Calculation: $1,200 - $1,000 = $200

Commission Pay: The salesperson receives an additional $200 above their draw.

7. Team commissions

Scenario: A team of 3 closes a deal worth $9,000 and they split the commission evenly. Their combined commission rate is 9%.

Calculation: $9,000 x 0.09 = $810. Split three ways: $810 ÷ 3 = $270 per person.

Commission Pay: Each team member earns $270.

How are commission payouts calculated?

Commission payouts are calculated based on predetermined formulas or structures agreed upon between the employer and the salesperson. Here's a breakdown of how different types of commission structures are calculated:

1. Flat rate commission

Calculation: Fixed amount per sale.

Example: If the flat rate is $50 per unit sold and a salesperson sells 10 units, their commission is 10 x $50 = $500.

2. Percentage commission

Calculation: A set percentage of the total value of the sale.

Example: If the commission rate is 5% and a salesperson makes a sale worth $1,000, their commission is 5% of $1,000 = $50.

3. Tiered commission

Calculation: Different percentage rates are applied based on sales volume or value tiers.

Example: A salesperson earns 5% on the first $10,000 of sales and 7% on everything above. If they sell $15,000, their commission is (5% of $10,000) + (7% of $5,000) = $500 + $350 = $850.

4. Residual commission

Calculation: A percentage of ongoing revenue from a client or account, usually from subscriptions or repeat purchases.

Example: If a salesperson gets a client to sign up for a monthly service costing $100 with a 10% residual commission, they'd earn $10 each month the client remains subscribed.

5. Sliding scale commission

Calculation: The commission rate changes based on the sale price or volume.

Example: Sales up to $5,000 earn 5%, sales from $5,001 to $10,000 earn 7%, and so on. A $7,000 sale would give (5% of $5,000) + (7% of $2,000) = $250 + $140 = $390.

6. Split commission

Calculation: The total commission is divided among multiple salespeople based on a predetermined split.

Example: On a $1,000 sale with a 10% commission split equally between two salespeople, each would earn $50.

7. Draw against commission

Calculation: A base amount (the draw) is provided, with commissions earned subtracted from that base until it's "paid off." After that, the salesperson earns additional commissions beyond the draw.

Example: With a monthly draw of $2,000 and $2,500 in earned commissions for the month, the salesperson would receive the initial $2,000 plus an additional $500.

8. Bonuses or spiffs

Calculation: Additional fixed amounts awarded for achieving specific milestones or selling specific items.

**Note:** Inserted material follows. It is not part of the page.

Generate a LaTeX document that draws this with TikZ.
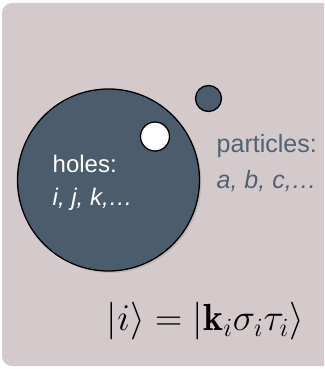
\documentclass[tikz,border=0pt]{standalone}
\definecolor{panelbg}{HTML}{D5CACB}
\definecolor{slate}{HTML}{4B5C6C}
\definecolor{slatetext}{HTML}{506273}
\usepackage{fontspec}
\newfontfamily\labelfont{Liberation Sans}
\usepackage{graphicx}
\usepackage{tikz}
\usetikzlibrary{shadows}
\tikzset{
  sphere/.style={
    circle, draw=black, line width=1.3pt,
    fill=slate, inner sep=0pt
  },
  hole/.style={
    circle, draw=black, line width=1.3pt,
    fill=white, inner sep=0pt
  },
  statelabel/.style={
    font=\labelfont\fontsize{24}{28}\selectfont,
    inner sep=0pt, anchor=base west
  },
}
\begin{document}
\begin{tikzpicture}[x=1pt, y=-1pt]

  % ── Frame ────────────────────────────────────────────────────────────────────
  \useasboundingbox (0,0) rectangle (324,369);
  \begin{scope}
    \clip (0,0) rectangle (324,369);
    \fill[panelbg, rounded corners=10pt] (2,3) rectangle (336,366);
  \end{scope}

  % ── Fermi sea and excitations ────────────────────────────────────────────────
  \node[sphere, minimum size=182pt,
        drop shadow={opacity=0.25, shadow xshift=2pt, shadow yshift=-2pt}]
    (sea) at (108.5,180) {};
  \node[hole, minimum size=29pt] (hole) at (155,136.5) {};
  \node[sphere, minimum size=26pt] (part) at (208.5,98.5) {};

  % ── Labels ───────────────────────────────────────────────────────────────────
  \node[statelabel, text=white] (holes) at (52.5,172.7) {holes:};
  \node[statelabel, text=white] (holeidx) at (52.5,205) {\itshape i, j, k,…};

  \node[statelabel, text=slatetext, font=\labelfont\fontsize{25}{29}\selectfont]
    (parts) at (216.5,152.7) {particles:};
  \node[statelabel, text=slatetext, font=\labelfont\fontsize{25}{29}\selectfont]
    (partidx) at (216.5,188.3) {\itshape a, b, c,…};

  % ── Single-particle state ────────────────────────────────────────────────────
  \node[font=\huge, inner sep=0pt, anchor=base]
    (ket) at (205.5,330.5)
    {\scalebox{1.82}{$|i\rangle = |\mathbf{k}_i\sigma_i\tau_i\rangle$}};

\end{tikzpicture}
\end{document}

Example: A bonus of $100 for every 10 units sold.

In many cases, software or CRM systems help in automating commission calculations, especially when dealing with complex tiered or sliding scale systems. Regardless of the method used, transparency and clarity in the commission structure are vital to ensure that salespeople understand and trust the payout process.